The role of auditors in the new Companies Bill is wider. The controls and quality checks on auditors have increased too. Let’s take a look at these provisions and the reasons why they are in the new Bill.
A normal shareholder of a company will not be able to understand financial statements. To protect the investments of such a shareholder an audit of account has been made compulsory. An auditor thus acts as a useful agency between the shareholders and the management. The Companies bill seeks to ensure the independence of the auditors by making necessary changes to the Companies Act, 1956.
Appointment of an auditor
Every company shall, at the 1st annual general meeting, appoint an individual or a firm as an auditor who shall hold office from the conclusion of that meeting till the conclusion of its 6th annual general meeting and thereafter till the conclusion of every 6th meeting.
It shall be subject to ratification by members of the company at every annual general meeting.
New grounds for disqualification
- A person or a firm who, whether directly or indirectly, has business relationship with the company, or its Subsidiary, or its Holding or associate Company or a Subsidiary of such holding company or associate company, of such nature as may be prescribed;
- A person whose relative is a director or is in the employment of the Company as a director or key managerial personnel;
- A person who has been convicted by a court of an offence involving fraud and a period of ten years has not elapsed from the date of such conviction;
- Person is also not eligible for appointment if its subsidiary or its associate or any other form of entity is engaged in consulting and specified services as provided in Clause 144 on the date of appointment;
Internal audits in the old regime were conducted, the grapevine goes, by the companies own employees!
Now, with the new Bill such class or classes of companies as may be prescribed, shall be required to appoint an internal auditor, who shall either be a:
- Chartered Accountant; or
- Cost Accountant; or
- Such other professional as may be decided by the Board; to conduct internal audit of the functions and activities of the Company.
The Central Government may, by rules, prescribe the manner and the intervals in which the internal audit shall be conducted and reported to the Board.
Mandatory rotation of Auditors
Under the Companies Act, 1956 there is no provision for compulsory rotation of Auditors. As a result, auditors in some companies continue for a very very long time.
To remove this glitch, Companies bill has provided for rotation of auditors after specific time to ensure auditor independence and strengthen diligence in their role and conduct. The feasibility of this provision is being debated upon since long.
The bill provides for compulsory secretarial audit by a certain class of Companies and annexing of audit report with the board report, which is circulated to all shareholders.
The Board of Directors, in their report shall explain in full any qualification or observation or other remarks made by the Company Secretary in Practice in his report.
If a company or any officer of the company or the CS in practice defaults, the company, every officer of the company or the CS in Practice shall be punishable with fine (1-5 lakh rupees)

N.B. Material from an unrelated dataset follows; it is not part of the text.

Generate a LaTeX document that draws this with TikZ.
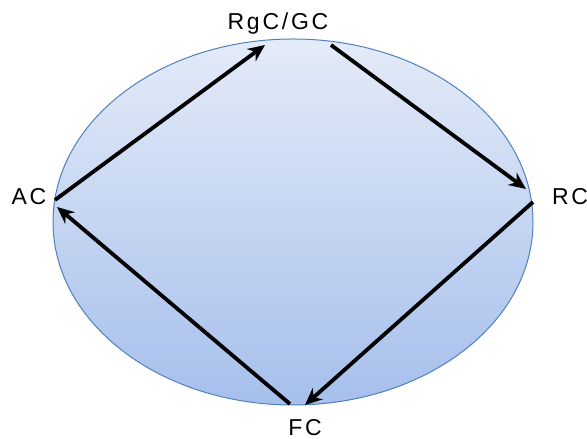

To ensure independence and accountability of auditor an auditor cannot provide following services "directly or indirectly" to the company or its holding company or subsidiary company, namely:
- accounting and book-keeping services;
- internal audit;
- design and implementation of any financial information system;
- actuarial services;
- investment advisory services;
- investment banking services;
- rendering of outsourced financial services;
- management services; and
- services prescribed under the Rules
The intention of the Companies Bill seems to be good: transparency is the mandate.
At the same time, some of the provisions might not be conducive to the clan of auditors as a whole.
For entrepreneurs and businessmen the news is clear: for the good health for your business and for your own peace of mind, it makes sense to take the appointment of Auditors seriously.